For all of those poor souls out there, that for whatever reason could not take it upon themselves to eat a chocoloate Jesus, I will make the ultimate sacrafice!

Yes, tho I be an unworthy pagan, I will consume your chocolate Jesus for you, taking upon myself whatever sins there maybe for such heinious actions.

So, should you ever find yourself facing such a dire fate, feel free to mail the offending chocolate to me (postage paid and in a refridgerated container). I know, I know, this is a terrible burden I take upon myself, but it is the least I can do for my brethren.

Can I be the voice of dissent?

I’d be uncomfortable. Why, I can’t put my finger on it. I’d gladly pass it along to any of you, and I wouldn’t care less if you ate it or not. I just wouldn’t want to myself.

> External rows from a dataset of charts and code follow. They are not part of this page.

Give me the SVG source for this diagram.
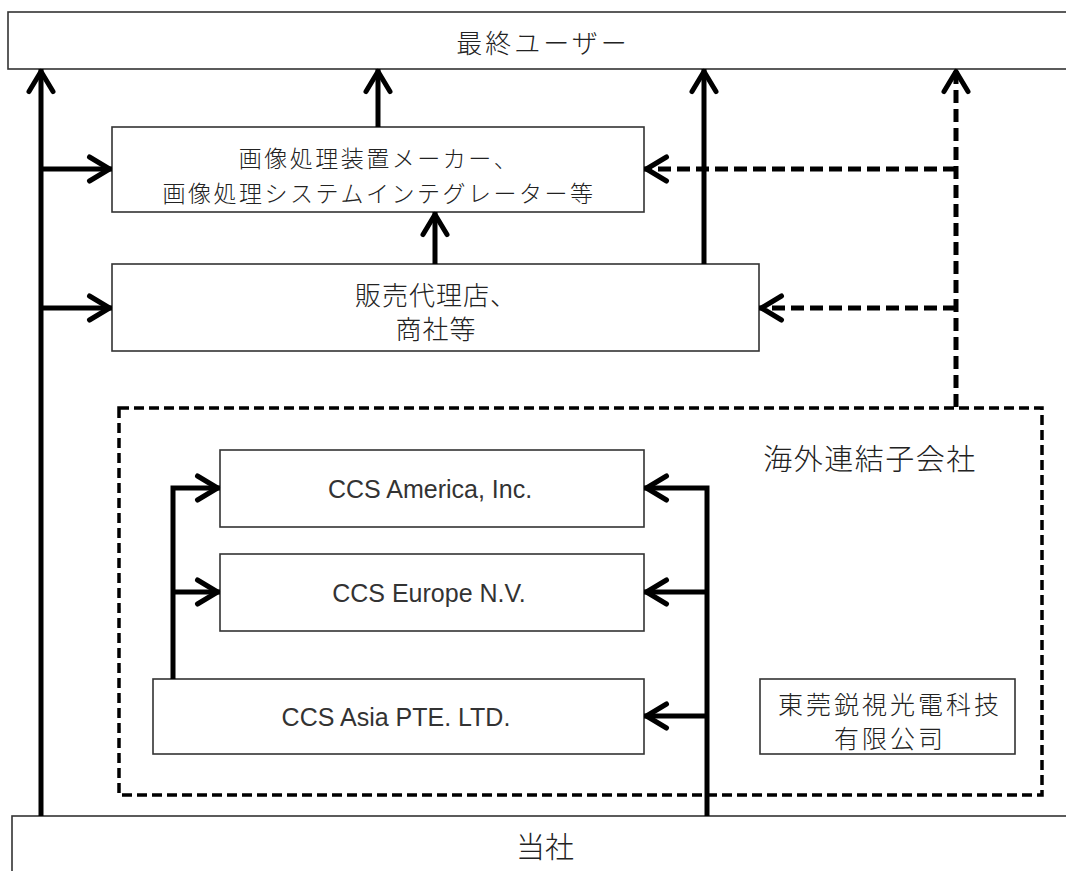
<svg xmlns="http://www.w3.org/2000/svg" width="1066" height="871" viewBox="0 0 1066 871">
<style>
.box{fill:#fff;stroke:#333;stroke-width:1.6}
.grp{fill:none;stroke:#000;stroke-width:3.5;stroke-dasharray:10 5}
.c{fill:none;stroke:#000;stroke-width:5}
.d{fill:none;stroke:#000;stroke-width:5;stroke-dasharray:13 6}
.ja{font-family:"Noto Sans CJK JP","Noto Sans CJK SC",sans-serif;font-weight:300;fill:#222;text-anchor:middle;dominant-baseline:central}
.en{font-family:"Liberation Sans",Arial,sans-serif;fill:#333;text-anchor:middle;font-size:25px}
</style>
<defs>
<marker id="ah" viewBox="-26 -16 32 32" refX="2.5" refY="0" markerWidth="32" markerHeight="32" markerUnits="userSpaceOnUse" orient="auto">
<path d="M-20,-12 L0,0 L-20,12" fill="none" stroke="#000" stroke-width="5" stroke-linecap="round" stroke-linejoin="round" stroke-dasharray="none"/>
</marker>
</defs>
<rect width="1066" height="871" fill="#fff"/>

<g id="end-user">
<rect class="box" x="8" y="12" width="1080" height="57"/>
<text class="ja" x="543" y="41.5" font-size="26" letter-spacing="3">最終ユーザー</text>
</g>

<g id="maker">
<rect class="box" x="112" y="127" width="532" height="85"/>
<text class="ja" x="379" y="157" font-size="23" letter-spacing="2.5">画像処理装置メーカー、</text>
<text class="ja" x="379" y="192" font-size="23" letter-spacing="2.5">画像処理システムインテグレーター等</text>
</g>

<g id="dealer">
<rect class="box" x="112" y="264" width="647" height="87"/>
<text class="ja" x="436" y="293.5" font-size="26" letter-spacing="1">販売代理店、</text>
<text class="ja" x="436" y="327" font-size="26" letter-spacing="1">商社等</text>
</g>

<g id="subsidiaries">
<rect class="grp" x="119" y="408" width="923" height="387"/>
<text class="ja" x="870" y="457" font-size="29" letter-spacing="1.5">海外連結子会社</text>
</g>

<g id="ccs-america">
<rect class="box" x="220" y="450" width="424" height="77"/>
<text class="en" x="430" y="498">CCS America, Inc.</text>
</g>

<g id="ccs-europe">
<rect class="box" x="220" y="554" width="424" height="77"/>
<text class="en" x="429" y="602">CCS Europe N.V.</text>
</g>

<g id="ccs-asia">
<rect class="box" x="153" y="679" width="491" height="75"/>
<text class="en" x="396" y="725.5">CCS Asia PTE. LTD.</text>
</g>

<g id="dongguan">
<rect class="box" x="760" y="679" width="255" height="75"/>
<text class="ja" x="890" y="703" font-size="25" letter-spacing="3">東莞鋭視光電科技</text>
<text class="ja" x="890" y="737" font-size="25" letter-spacing="3">有限公司</text>
</g>

<g id="company">
<rect class="box" x="12" y="816" width="1080" height="80"/>
<text class="ja" x="545" y="845" font-size="29">当社</text>
</g>

<g id="connectors">
<path class="c" d="M41,816 V69" marker-end="url(#ah)"/>
<path class="c" d="M41,169 H112" marker-end="url(#ah)"/>
<path class="c" d="M41,308 H112" marker-end="url(#ah)"/>
<path class="c" d="M378,127 V69" marker-end="url(#ah)"/>
<path class="c" d="M435,264 V212" marker-end="url(#ah)"/>
<path class="c" d="M704,264 V69" marker-end="url(#ah)"/>
<path class="d" d="M956,407 V69" marker-end="url(#ah)"/>
<path class="d" d="M956,169 H644" marker-end="url(#ah)"/>
<path class="d" d="M956,308 H759" marker-end="url(#ah)"/>
<path class="c" d="M173,679 V488 H220" marker-end="url(#ah)"/>
<path class="c" d="M173,592 H220" marker-end="url(#ah)"/>
<path class="c" d="M707,816 V488 H644" marker-end="url(#ah)"/>
<path class="c" d="M707,592 H644" marker-end="url(#ah)"/>
<path class="c" d="M707,716 H644" marker-end="url(#ah)"/>
</g>
</svg>
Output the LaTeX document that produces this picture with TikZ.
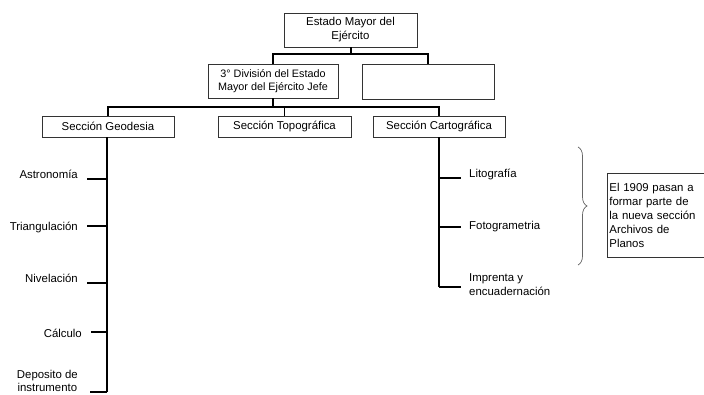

Maybe I’m just not that crazy about chocolate.

oh, the sacrilege!

So let’s really put you chocoholics on this thread to the test. Would you eat a chocolate image of:
Jeffrey Dahmer?

Your mother?

And here’s the real deal-breaker:
A nude, chocolate Harvey Keitel.

Dark chocolate Jesus complete with nuts please.

Only if it was The Piano Chocolate Harvey Keitel. Bad Lieutenant chocolate Harvey Keitel might look ok, but you don’t want to know what it’s filled with.